Always Nervous with Guys? Try This

What do these situations have in common?

  1. You’re talking with an amazing guy and trying not to show how much you like him.
  2. You’re on a first date and terrified he’ll see how nervous you are.
  3. You have a fight with your partner just before you meet up with friends, and you’re scared they’ll notice something is wrong.

Easy to spot the answer, right?

In each case, you’re desperate to hide what you feel.

The Cost of Suppression

We often hide what we’re feeling from others.

We don’t want our outsides to reveal our insides.

We want to appear confident, collected, and in control.

So we suppress our emotions.

We control our facial expressions, vocal tone, and body language so that no one can tell how we’re really feeling.

Suppressing our feelings seems like a good idea. It allows us to keep some things private. It helps us manage how we’re seen by others.

So you might be surprised to know that suppressing your feelings consumes brainpower that you could be using for something else.

It interferes with focus, so that you’re more distracted.

It interferes with memory, so that you can’t remember the interaction as clearly.

Surprisingly, it can even make people like you less.

When someone is suppressing their feelings around you, you may not consciously realize anything is amiss, but your body notices. Your heart rate speeds up.

You feel less comfortable in their company, perhaps because you’re not getting the emotional cues you expect.

So you can certainly keep hiding how you feel or faking it until you make it, but why would you when there’s a better option?

It’s called reappraisal.

The Magic of Reappraisal

Suppression masks how you’re feeling.

Reappraisal actually changes how you’re feeling by adopting a new perspective.

Here’s that difference in action.

A woman goes on a first date. She notices that she feels incredibly nervous. She doesn’t want him to see how nervous she is.

If she uses the strategy of suppression, she might paste a bright smile on her face, breathe deeply, and tell herself, “You got this!”

If she uses the strategy of reappraisal, she might take a moment to think about why she feels so nervous.

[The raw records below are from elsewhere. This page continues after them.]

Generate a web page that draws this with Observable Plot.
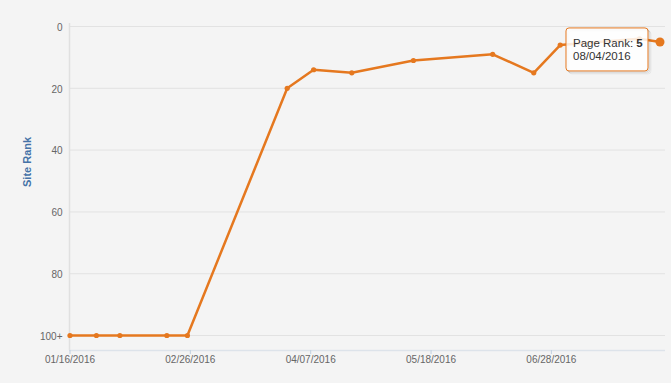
<!DOCTYPE html>
<html>
<head>
<meta charset="utf-8">
<script src="https://cdn.jsdelivr.net/npm/d3@7"></script>
<script src="https://cdn.jsdelivr.net/npm/@observablehq/plot@0.6"></script>
<style>
  html, body { margin: 0; padding: 0; background: #f4f4f4; }
  #chart svg { display: block; }
</style>
</head>
<body>
<div id="chart"></div>
<script>
// ---- data ----
const dates = ["2016-01-16","2016-01-25","2016-02-02","2016-02-18","2016-02-25","2016-03-30","2016-04-08","2016-04-21","2016-05-12","2016-06-08","2016-06-22","2016-07-01","2016-07-28","2016-08-04"];
const ranks = [100,100,100,100,100,20,14,15,11,9,15,6,4,5];
const xTickLabels = ["2016-01-16","2016-02-26","2016-04-07","2016-05-18","2016-06-28"];
const yTickValues = [0,20,40,60,80,100];
const yTitle = "Site Rank";
const tooltipLabel = "Page Rank: ";
const highlightIndex = 13;

const parse = d3.utcParse("%Y-%m-%d");
const fmt = d3.utcFormat("%m/%d/%Y");
const data = dates.map((d, i) => ({date: parse(d), rank: ranks[i]}));
const xTicks = xTickLabels.map(parse);

const hour = 3600 * 1000;
const xDomain = [new Date(parse(dates[0]).getTime() - 4 * hour), new Date(parse("2016-08-05").getTime() + 21 * hour)];
const yDomain = [-0.97, 104.85];

const orange = "#e5781f";
const font = "'Liberation Sans', Arial, Helvetica, sans-serif";

const chart = Plot.plot({
  width: 671,
  height: 383,
  marginLeft: 69,
  marginRight: 6,
  marginTop: 23,
  marginBottom: 33,
  style: {background: "#f4f4f4", fontFamily: font, fontSize: "10px", color: "#666"},
  x: {type: "utc", domain: xDomain},
  y: {domain: yDomain, reverse: true},
  marks: [
    Plot.ruleY(yTickValues, {stroke: "#e2e2e2", strokeWidth: 1}),
    Plot.ruleX([xDomain[0]], {stroke: "#e0e0e0", strokeWidth: 1.5}),
    Plot.ruleY([yDomain[1]], {stroke: "#dde3ea", strokeWidth: 1.5}),
    Plot.axisY({ticks: yTickValues, tickSize: 0, tickPadding: 7, dy: 1,
      tickFormat: d => d === 100 ? "100+" : String(d), fill: "#666", label: null}),
    Plot.axisX({ticks: xTicks, tickSize: 4, tickPadding: 1, stroke: "#c0d0e0",
      fill: "#666", tickFormat: d => fmt(d), label: null}),
    Plot.line(data, {x: "date", y: "rank", stroke: orange, strokeWidth: 2.5, strokeLinejoin: "round"}),
    Plot.dot(data, {x: "date", y: "rank", r: 2.6, fill: orange, stroke: "none"}),
    Plot.dot([data[highlightIndex]], {x: "date", y: "rank", r: 4.5, fill: orange, stroke: "none"}),
    Plot.text([yTitle], {frameAnchor: "left", dx: -42, rotate: -90, fill: "#4572a7",
      fontWeight: "bold", fontSize: 11})
  ]
});
document.getElementById("chart").appendChild(chart);

// tooltip anchored to highlighted point
const xs = chart.scale("x"), ys = chart.scale("y");
const hp = data[highlightIndex];
const px = xs.apply(hp.date), py = ys.apply(hp.rank);
const svg = d3.select(chart);
const bw = 82, bh = 43;
const bx = px - 93.5, by = py - 13.5;
const g = svg.append("g").attr("text-anchor", "start");
[[3, 0.05], [2, 0.08], [1, 0.12]].forEach(([o, a]) => {
  g.append("rect").attr("x", bx + o).attr("y", by + o).attr("width", bw).attr("height", bh)
    .attr("rx", 3).attr("fill", "none").attr("stroke", `rgba(0,0,0,${a})`).attr("stroke-width", 1);
});
g.append("rect").attr("x", bx).attr("y", by).attr("width", bw).attr("height", bh)
  .attr("rx", 3).attr("fill", "rgba(255,255,255,0.85)").attr("stroke", orange).attr("stroke-width", 1);
const t1 = g.append("text").attr("x", bx + 7).attr("y", by + 19.5).attr("text-anchor", "start")
  .attr("font-family", font).attr("font-size", 11.5).attr("fill", "#333");
t1.append("tspan").text(tooltipLabel);
t1.append("tspan").attr("font-weight", "bold").text(String(hp.rank));
g.append("text").attr("x", bx + 7).attr("y", by + 32.5).attr("text-anchor", "start")
  .attr("font-family", font).attr("font-size", 11.5).attr("fill", "#333").text(fmt(hp.date));
</script>
</body>
</html>
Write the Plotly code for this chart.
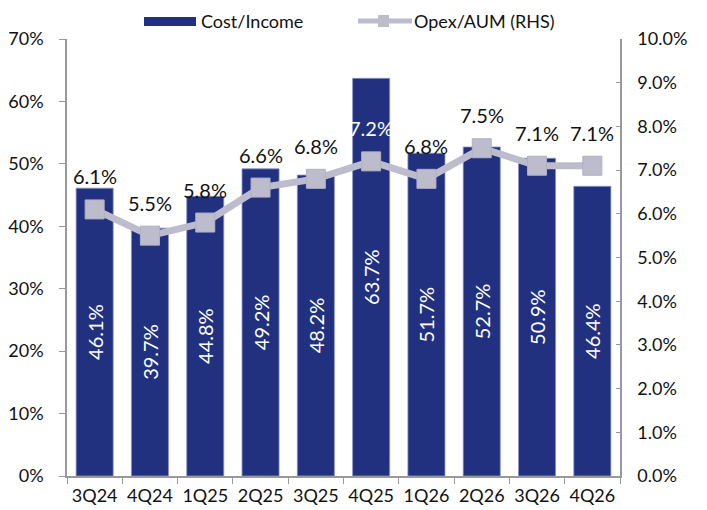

She might ask herself how likely it is that her worst fears will come true. Even if it is a terrible date, it won’t be the end of the world. She’s survived awful dates before.

She might even remind herself that a bad date will be a great story to tell her friends.

With this fresh perspective, she realizes that she no longer feels quite so nervous.

2 Ways to Reappraise

There are many types of reappraisal, but here are two of the most popular:

  1. Positive reframing
  2. Examining the evidence

Positive reframing involves looking for the good in a situation.

Maybe having a fight right before seeing friends can motivate you to confess your relationship difficulties to a trusted friend. Or maybe the fight will motivate you to finally talk to your partner about your growing distance.

Find the silver lining. Learn what you can from what happened. Focus on how you can grow from it rather than how you feel hurt by it.

Examining the evidence also helps.

This is when you question your reasons for believing that a situation will turn out poorly.

For example, if you worry that it will wreck everything if this new guy finds out how much you really like him, you might remind yourself of the reciprocal liking principle.

This principle states that we tend to like people who like us back.

You might also remind yourself that many guys wait for a green light. Letting it slip that you like him might be the green light he needs to make a move.

When to Reappraise, When to Suppress

In most situations, reappraisal is the better option.

It diminishes the problematic emotion so that you can focus on the situation at hand. Your mind feels sharper. You no longer give off incongruent cues.

However, if you’re about to walk onto a stage when you get a bout of nerves, then suppressing those nerves might be your best bet.

You don’t have the time to reframe those nerves as excitement. You’ve got seconds to push past them.

Reappraisal is much more cognitive than suppression. It’s hard to do when you’re overwhelmed by strong emotion.

Suppression can be a good short-term strategy. But in the long term, reappraisal helps you manage your emotions more effectively.

How might you use reappraisal to deal with a difficult situation you’re currently facing?